According to Croke and Zimmerman, “newer landfills will expectedly be much larger and then therefore more amenable to economically feasible gas production”. Since smaller landfills are not able to fulfill the requirements, the gas produced would is released on to the environment. However, these requirements promote larger landfills, which would exacerbate the harms of landfills.
Landfill gases are rich in methane and carbon dioxide. Methane is particularly dangerous due to flammability and tendency to migrate and its ability to form explosive mixtures with air. Methane is also capable of moving horizontally and vertically making it easily diffused. Therefore constructing a building above landfills put the occupants of the building or even residents adjacent to the landfill’s health in risk. The possibility of explosions is also a risk since explosions can take place with percentages of methane as low as 5 percent.
Methane contributes to global warming because it has twenty to twenty-five times the effect of carbon dioxide. Methane also persists longer in the atmosphere, making it much more effective at trapping infrared radiation. According to Church and Shepard, in Gas Engineering and Management (1989), around eighteen percent of total global warming is contributed by methane. As a result of the continuous increase in population and urbanization, landfills have become a major contributor to atmospheric methane. Dr. Fiore noted, “when methane is chemically destroyed in the atmosphere, can lead to production of smog (in surface air) and greenhouse gas (in the upper troposphere).”
In addition to Methane and Carbon dioxide, potentially, volatile organic compounds (VOCs) can be emitted as well. VOCs are made of organic chemicals that have a high vapor pressure at ordinary room temperature, at high concentrations VOCs can be extremely toxic. According to T.T. Shen, the exposure of VOCs increases the risk of cancer in local communities and contributes to ambient ozone formation. They are also capable of inhibit the making of methane and corrode the gas recovery equipment.
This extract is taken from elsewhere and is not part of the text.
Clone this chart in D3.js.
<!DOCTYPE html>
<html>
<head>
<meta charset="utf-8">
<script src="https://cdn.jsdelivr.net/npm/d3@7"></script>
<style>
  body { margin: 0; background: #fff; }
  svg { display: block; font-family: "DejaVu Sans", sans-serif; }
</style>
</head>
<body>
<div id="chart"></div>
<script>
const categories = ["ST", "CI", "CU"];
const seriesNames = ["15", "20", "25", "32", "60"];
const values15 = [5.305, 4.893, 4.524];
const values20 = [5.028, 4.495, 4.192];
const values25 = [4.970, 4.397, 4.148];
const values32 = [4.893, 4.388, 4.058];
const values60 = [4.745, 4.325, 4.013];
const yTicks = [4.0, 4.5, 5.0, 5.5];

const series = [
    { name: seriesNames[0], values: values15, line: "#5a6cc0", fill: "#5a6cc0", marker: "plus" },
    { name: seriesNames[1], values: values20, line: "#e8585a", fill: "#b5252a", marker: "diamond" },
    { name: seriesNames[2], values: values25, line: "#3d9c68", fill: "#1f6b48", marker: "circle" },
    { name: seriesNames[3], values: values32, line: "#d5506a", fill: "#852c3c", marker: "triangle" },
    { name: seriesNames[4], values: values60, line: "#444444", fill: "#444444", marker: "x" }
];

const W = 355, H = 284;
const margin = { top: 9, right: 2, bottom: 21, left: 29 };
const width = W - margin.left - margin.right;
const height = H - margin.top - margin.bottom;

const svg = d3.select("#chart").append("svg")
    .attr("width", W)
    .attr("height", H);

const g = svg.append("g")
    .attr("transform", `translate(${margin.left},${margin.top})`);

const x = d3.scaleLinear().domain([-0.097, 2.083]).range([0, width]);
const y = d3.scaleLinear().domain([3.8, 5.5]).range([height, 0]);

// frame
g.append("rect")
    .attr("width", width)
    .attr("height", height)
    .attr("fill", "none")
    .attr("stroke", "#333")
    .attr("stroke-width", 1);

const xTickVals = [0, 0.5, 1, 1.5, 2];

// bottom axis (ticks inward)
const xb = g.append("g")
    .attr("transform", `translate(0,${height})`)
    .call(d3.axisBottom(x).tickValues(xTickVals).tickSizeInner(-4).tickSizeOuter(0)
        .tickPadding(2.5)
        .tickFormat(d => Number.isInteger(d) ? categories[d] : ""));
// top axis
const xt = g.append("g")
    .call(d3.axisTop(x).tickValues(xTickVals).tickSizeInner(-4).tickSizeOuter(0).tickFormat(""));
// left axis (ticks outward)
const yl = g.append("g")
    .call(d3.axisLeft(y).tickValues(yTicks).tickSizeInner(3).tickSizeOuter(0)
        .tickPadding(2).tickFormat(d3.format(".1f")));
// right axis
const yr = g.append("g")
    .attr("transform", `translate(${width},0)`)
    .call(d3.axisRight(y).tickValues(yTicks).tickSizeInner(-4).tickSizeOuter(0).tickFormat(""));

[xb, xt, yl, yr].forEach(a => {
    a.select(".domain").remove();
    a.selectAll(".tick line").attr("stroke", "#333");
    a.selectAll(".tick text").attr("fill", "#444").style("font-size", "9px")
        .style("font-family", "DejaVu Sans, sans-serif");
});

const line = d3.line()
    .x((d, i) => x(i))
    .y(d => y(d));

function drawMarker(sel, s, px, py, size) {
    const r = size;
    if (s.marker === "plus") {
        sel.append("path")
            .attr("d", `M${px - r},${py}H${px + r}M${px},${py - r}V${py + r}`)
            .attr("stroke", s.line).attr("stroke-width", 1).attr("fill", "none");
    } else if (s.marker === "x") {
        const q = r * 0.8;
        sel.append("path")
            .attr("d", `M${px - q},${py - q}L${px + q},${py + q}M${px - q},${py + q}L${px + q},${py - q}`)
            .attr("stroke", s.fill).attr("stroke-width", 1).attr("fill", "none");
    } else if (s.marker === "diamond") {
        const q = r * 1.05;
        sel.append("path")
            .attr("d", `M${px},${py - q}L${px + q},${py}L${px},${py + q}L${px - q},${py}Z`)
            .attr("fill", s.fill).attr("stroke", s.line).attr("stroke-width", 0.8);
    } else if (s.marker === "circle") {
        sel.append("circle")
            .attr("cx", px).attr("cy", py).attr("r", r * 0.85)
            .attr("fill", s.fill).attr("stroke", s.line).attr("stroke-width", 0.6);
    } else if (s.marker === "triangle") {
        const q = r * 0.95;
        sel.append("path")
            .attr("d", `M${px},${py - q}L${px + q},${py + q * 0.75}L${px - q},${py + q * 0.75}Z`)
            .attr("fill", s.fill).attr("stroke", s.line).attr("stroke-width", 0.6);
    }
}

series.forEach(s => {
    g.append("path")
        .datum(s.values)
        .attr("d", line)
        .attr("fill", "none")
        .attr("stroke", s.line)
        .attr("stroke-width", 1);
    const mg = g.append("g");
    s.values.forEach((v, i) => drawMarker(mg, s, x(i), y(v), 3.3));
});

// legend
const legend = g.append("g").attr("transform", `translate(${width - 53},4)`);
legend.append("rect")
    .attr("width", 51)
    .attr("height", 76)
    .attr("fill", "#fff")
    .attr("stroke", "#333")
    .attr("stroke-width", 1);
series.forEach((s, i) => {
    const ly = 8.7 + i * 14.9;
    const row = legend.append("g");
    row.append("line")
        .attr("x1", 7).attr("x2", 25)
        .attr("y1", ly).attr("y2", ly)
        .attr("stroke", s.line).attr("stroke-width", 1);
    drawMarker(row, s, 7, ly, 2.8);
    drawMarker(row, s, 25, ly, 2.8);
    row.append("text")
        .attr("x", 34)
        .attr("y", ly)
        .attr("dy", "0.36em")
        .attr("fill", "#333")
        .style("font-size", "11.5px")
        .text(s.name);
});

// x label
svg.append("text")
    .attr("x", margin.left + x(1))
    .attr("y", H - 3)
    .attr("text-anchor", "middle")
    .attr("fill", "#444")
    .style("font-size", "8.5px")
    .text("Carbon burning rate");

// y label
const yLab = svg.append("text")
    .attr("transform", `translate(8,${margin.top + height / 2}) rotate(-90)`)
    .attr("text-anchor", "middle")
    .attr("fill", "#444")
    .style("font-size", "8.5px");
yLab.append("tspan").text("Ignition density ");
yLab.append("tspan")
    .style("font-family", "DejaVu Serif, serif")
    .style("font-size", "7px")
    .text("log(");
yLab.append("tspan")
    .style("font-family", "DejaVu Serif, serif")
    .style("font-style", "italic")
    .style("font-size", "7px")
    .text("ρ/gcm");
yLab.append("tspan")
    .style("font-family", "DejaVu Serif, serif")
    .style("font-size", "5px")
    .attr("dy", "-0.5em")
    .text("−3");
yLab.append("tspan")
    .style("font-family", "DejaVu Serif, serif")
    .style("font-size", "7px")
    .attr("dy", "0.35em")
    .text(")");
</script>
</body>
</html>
Since a number of landfills are converted into developments such as parks and golf courses, vegetation damage of the site is often a concern. The displacement of oxygen by landfills gases resulting in oxygen deficiency in the root zone. It is particularly the methane oxidation that takes place near the surface by the methane-consuming bacteria, which contributed to the oxygen difference. The heat and carbon dioxide release during the methane oxidation also affects the growth of plants.
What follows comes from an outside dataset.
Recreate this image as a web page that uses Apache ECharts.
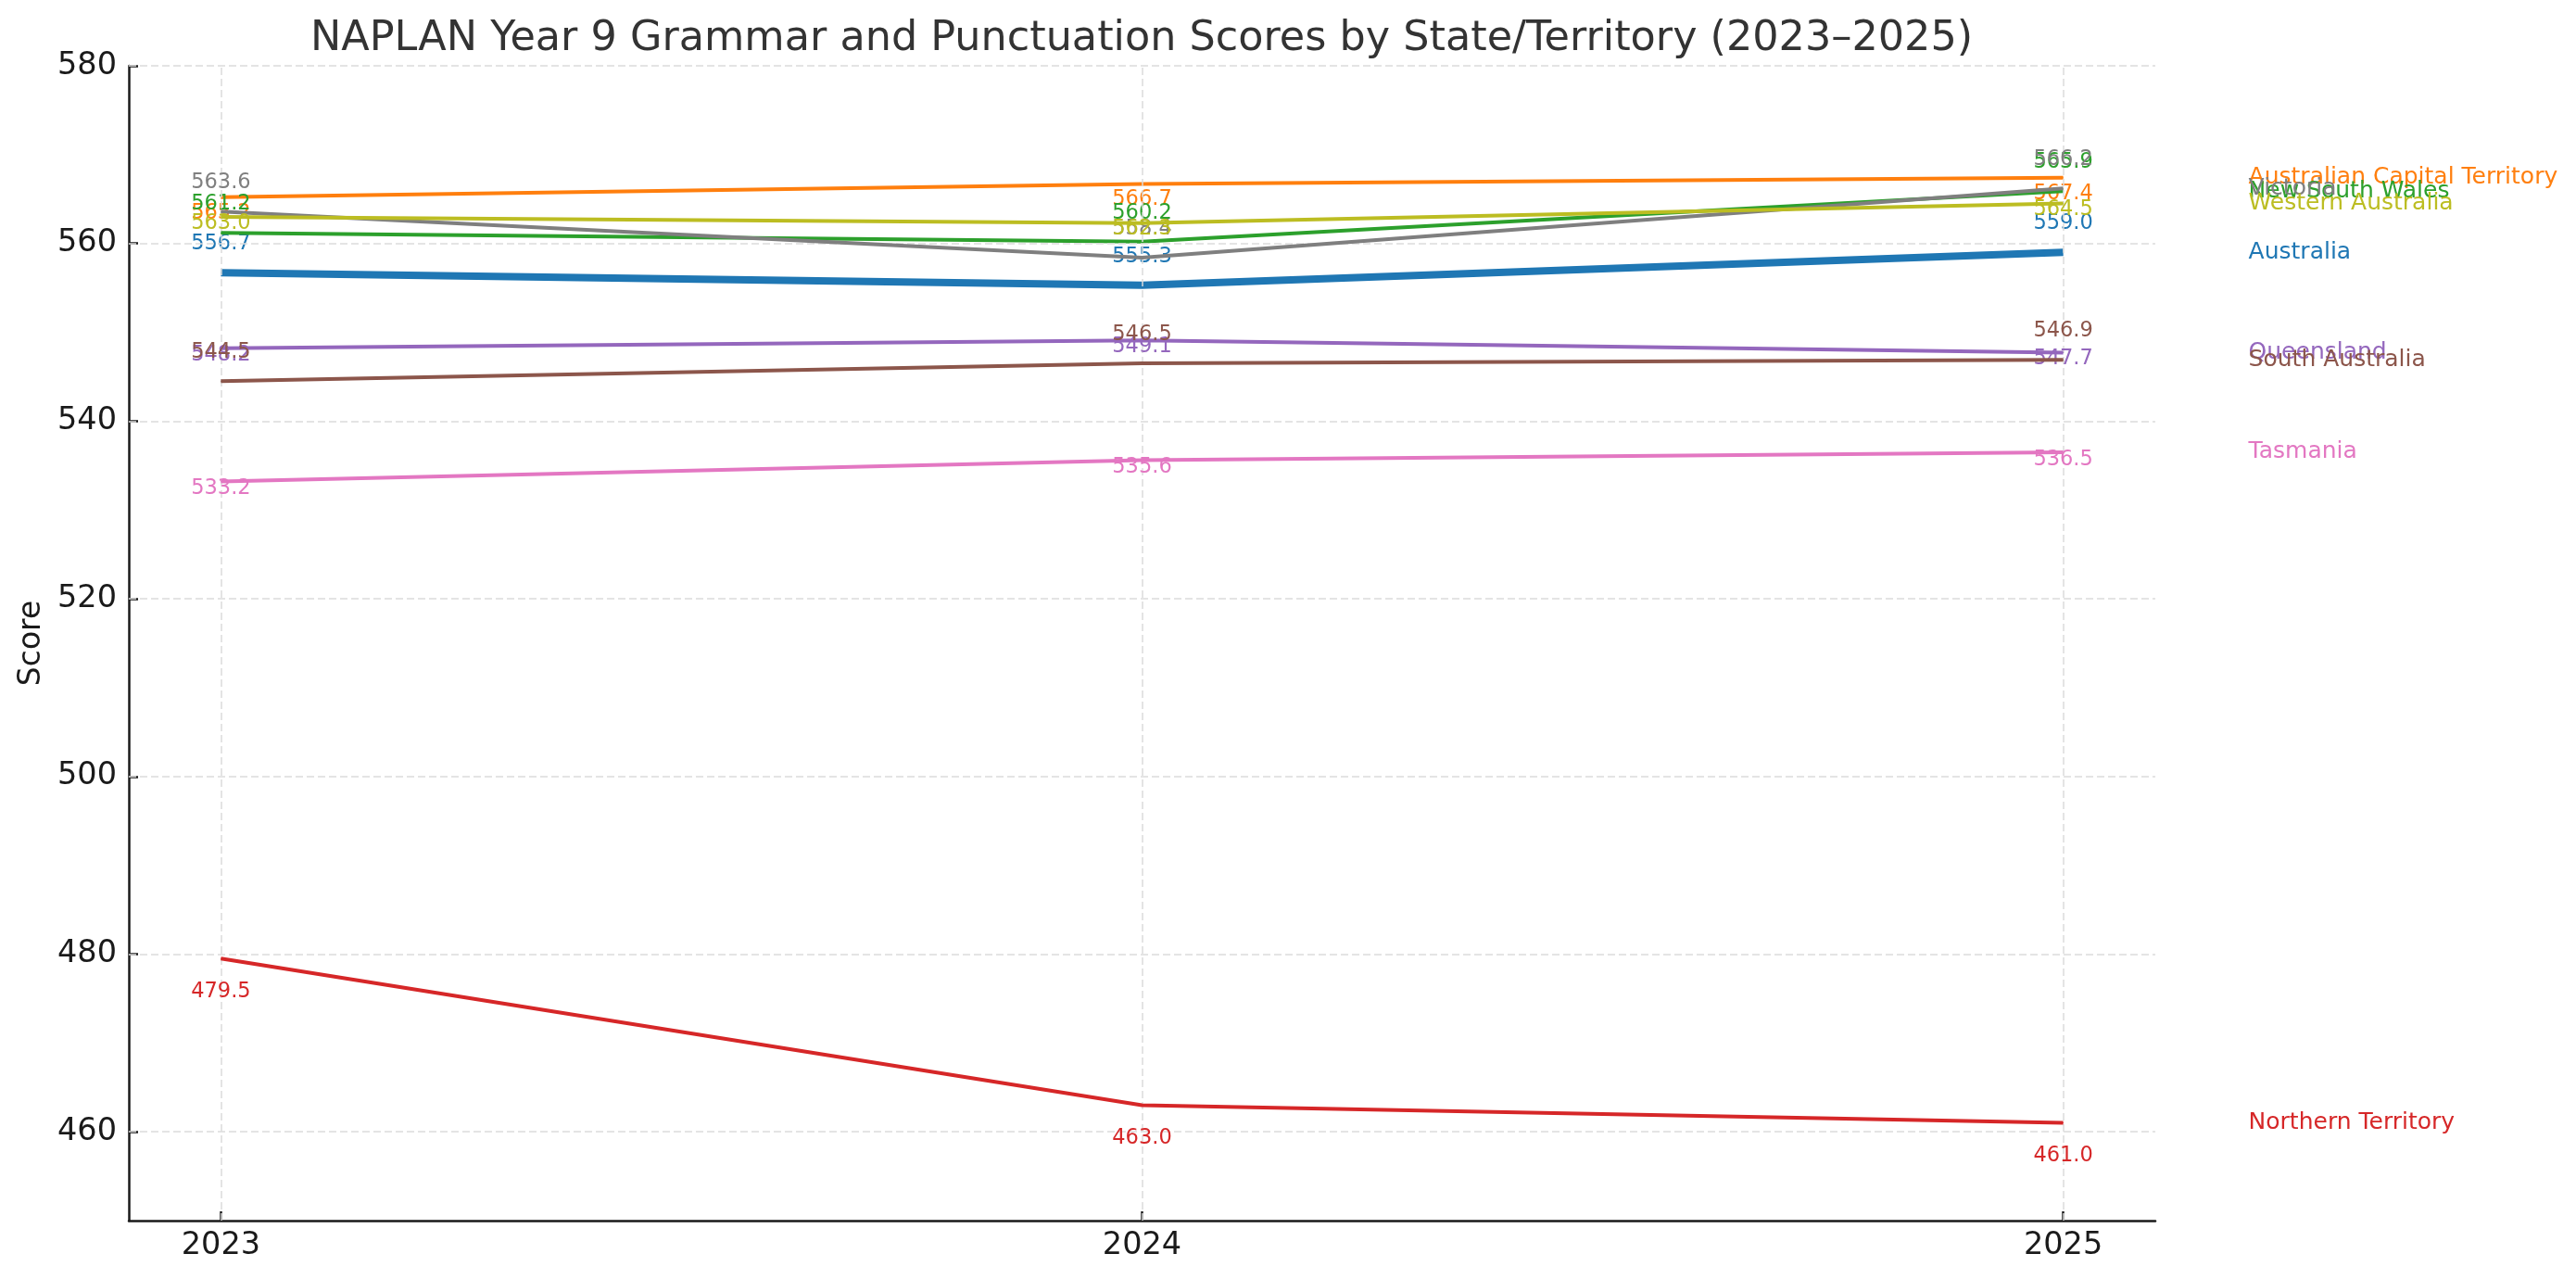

Landfills contribute to the accumulation of greenhouse gases in the atmosphere. According to the U.S. Department of Energy, the Intergovernmental Panel on Climate Change estimates around 20 million metric ton to 70 million metric ton of methane to be emitted annually by the anaerobic decomposition of organic matter taking place at landfills worldwide. That is approximately 6 percent of the estimated global annual methane emissions. Developing countries in particular contribute a little to global methane emissions, however that could be even less if more sanitary landfill practices were implemented.
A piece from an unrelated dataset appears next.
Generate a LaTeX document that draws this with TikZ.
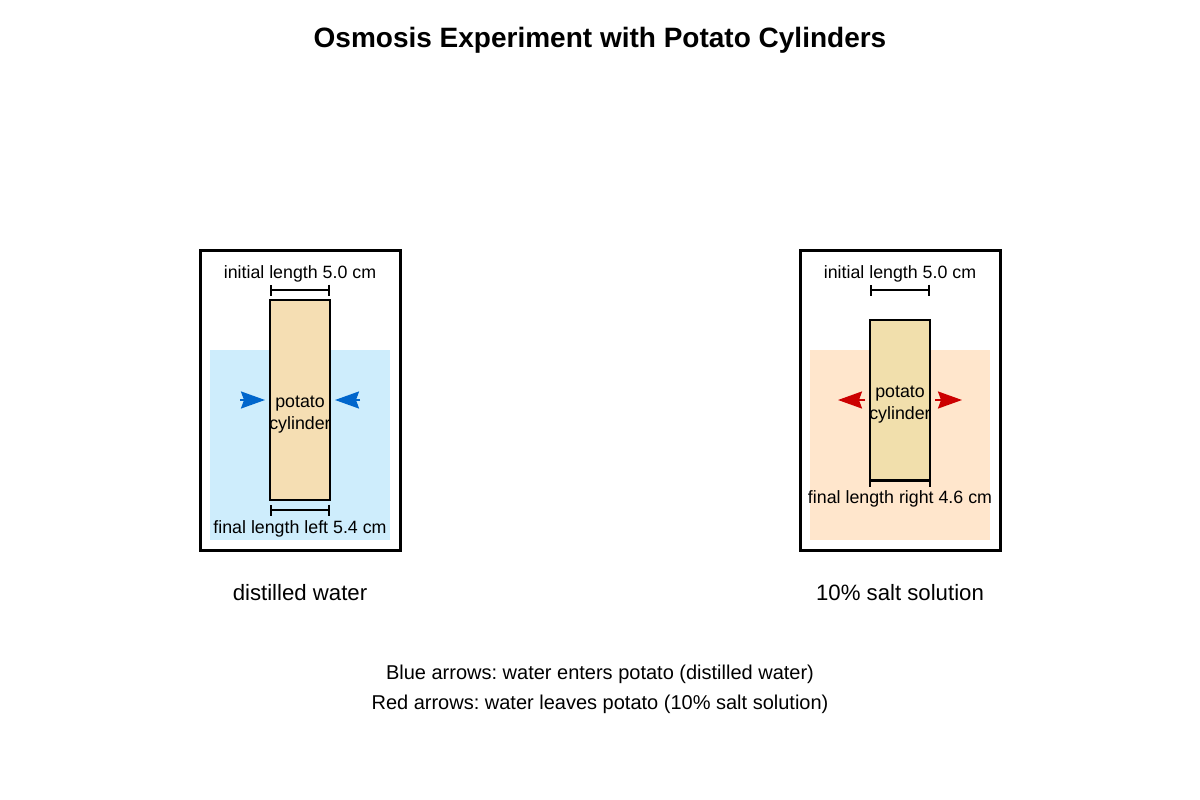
\documentclass[tikz,border=0pt]{standalone}
\usepackage{fontspec}
\setmainfont{Liberation Sans}
\usepackage{tikz}
\usetikzlibrary{arrows.meta, calc, positioning}
\usepackage{xcolor}
\definecolor{WaterBlue}{RGB}{206, 237, 252}
\definecolor{SaltPeach}{RGB}{255, 230, 204}
\definecolor{Potato}{RGB}{245, 222, 179}
\definecolor{PotatoDry}{RGB}{241, 223, 172}
\definecolor{InBlue}{RGB}{0, 102, 204}
\definecolor{OutRed}{RGB}{204, 0, 0}
\frenchspacing
\tikzset{%
  beaker/.style={%
    rectangle,%
    minimum width=200pt,%
    minimum height=300pt,%
    draw=black,%
    line width=3pt,%
  },
  liquid/.style={%
    rectangle,%
    minimum width=180pt,%
    minimum height=190pt,%
    draw=none,%
  },
  cylinder_block/.style={%
    rectangle,%
    minimum width=60pt,%
    draw=black,%
    line width=2pt,%
  },
  dim_line/.style={%
    line width=1.8pt,%
    {Bar[width=11pt, line width=1.8pt]}-{Bar[width=11pt, line width=1.8pt]},%
  },
  annotate/.style={%
    font={\fontsize{17.8}{20}\selectfont},%
    inner sep=0pt,%
  },
  legend_text/.style={%
    font={\fontsize{20}{22}\selectfont},%
    inner sep=0pt,%
  },
  caption/.style={%
    font={\fontsize{22.2}{25}\selectfont},%
    inner sep=0pt,%
  },
  osmo_arrow/.style={%
    line width=2pt,%
    -{Stealth[length=24pt, width=17pt, inset=3pt]},%
  },
}

\begin{document}
\begin{tikzpicture}[x=1pt, y=-1pt]
  \useasboundingbox (0,0) rectangle (1200,800);

  \node [font={\bfseries\fontsize{28}{32}\selectfont}] (Title) at (600,40)
    {Osmosis Experiment with Potato Cylinders};

  % distilled water
  \node [liquid, fill=WaterBlue] (Water) at (300,445) {};
  \node [beaker] (BeakerL) at (300,400) {};
  \node [cylinder_block, fill=Potato, minimum height=200pt] (PotatoL) at (300,400) {};
  \node [annotate, align=center] (PotatoTextL) at (300,415) {potato\\[2pt]cylinder};
  \coordinate (InitL1) at (270,290);
  \coordinate (InitL2) at (330,290);
  \coordinate (FinalL1) at (270,510);
  \coordinate (FinalL2) at (330,510);
  \draw [dim_line] (InitL1) -- (InitL2);
  \draw [dim_line] (FinalL1) -- (FinalL2);
  \node [annotate] (InitTextL) at (300,274) {initial length 5.0 cm};
  \node [annotate] (FinalTextL) at (300,529) {final length left 5.4 cm};
  \coordinate (InFromL) at (240,400);
  \coordinate (InFromR) at (360,400);
  \draw [osmo_arrow, InBlue] (InFromL) -- ($(PotatoL.west)+(-4,0)$);
  \draw [osmo_arrow, InBlue] (InFromR) -- ($(PotatoL.east)+(4,0)$);
  \node [caption] (CaptionL) at (300,593) {distilled water};

  % salt solution
  \node [liquid, fill=SaltPeach] (Salt) at (900,445) {};
  \node [beaker] (BeakerR) at (900,400) {};
  \node [cylinder_block, fill=PotatoDry, minimum height=160pt] (PotatoR) at (900,400) {};
  \node [annotate, align=center] (PotatoTextR) at (900,405) {potato\\[2pt]cylinder};
  \coordinate (InitR1) at (870,290);
  \coordinate (InitR2) at (930,290);
  \draw [dim_line] (InitR1) -- (InitR2);
  \draw [dim_line] (PotatoR.south west) -- (PotatoR.south east);
  \node [annotate] (InitTextR) at (900,274) {initial length 5.0 cm};
  \node [annotate] (FinalTextR) at (900,499) {final length right 4.6 cm};
  \coordinate (OutToL) at (838,400);
  \coordinate (OutToR) at (962,400);
  \draw [osmo_arrow, OutRed] ($(PotatoR.west)+(-4,0)$) -- (OutToL);
  \draw [osmo_arrow, OutRed] ($(PotatoR.east)+(4,0)$) -- (OutToR);
  \node [caption] (CaptionR) at (900,593) {10\% salt solution};

  % legend
  \node [legend_text] (LegendBlue) at (600,674)
    {Blue arrows: water enters potato (distilled water)};
  \node [legend_text] (LegendRed) at (600,704)
    {Red arrows: water leaves potato (10\% salt solution)};

\end{tikzpicture}
\end{document}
Over the years, solutions for certain environmental problems associated with landfills led to the rise of other issues. In order to avoid surface water contamination, landfills were sited away from surface waters in the 1960s. Groundwater contamination in the early 1970, led to landfills to be located in area with low waster tables and tight soil. Experts then realized that these changes led to leachate to accumulate within landfills and leak into surrounding areas; mandating leachate collection and treatment systems. As an alternative to these costly systems, landfills operators tired to limit the entry of water into landfills by using membrane caps. However this prevented the venting of methane, leading to the possibility of an explosion. By 1980 methane was collected for flaring or use, yet there was a need for constant monitoring, even after landfills is closed, as completely excluding water from landfills were near to impossible.
Landfills might be easy, fast and convenient, however it requires more effort and more money in the long run. Currently, siting has also been an issue for new landfills due to local resistance, resulting in municipal solid wastes to be hauled farther out, which further increases the costs. Dr. Peter Bower, former mayor of Teaneck, New Jersey, response to our actions is that “we took some usable land, that could be used for farming for used to be as a forest and you have simply destroyed it. Laid it a waste and filled it with garbage. So you take into account that value of productive land that you have destroyed.”
Do you think it’s worth it?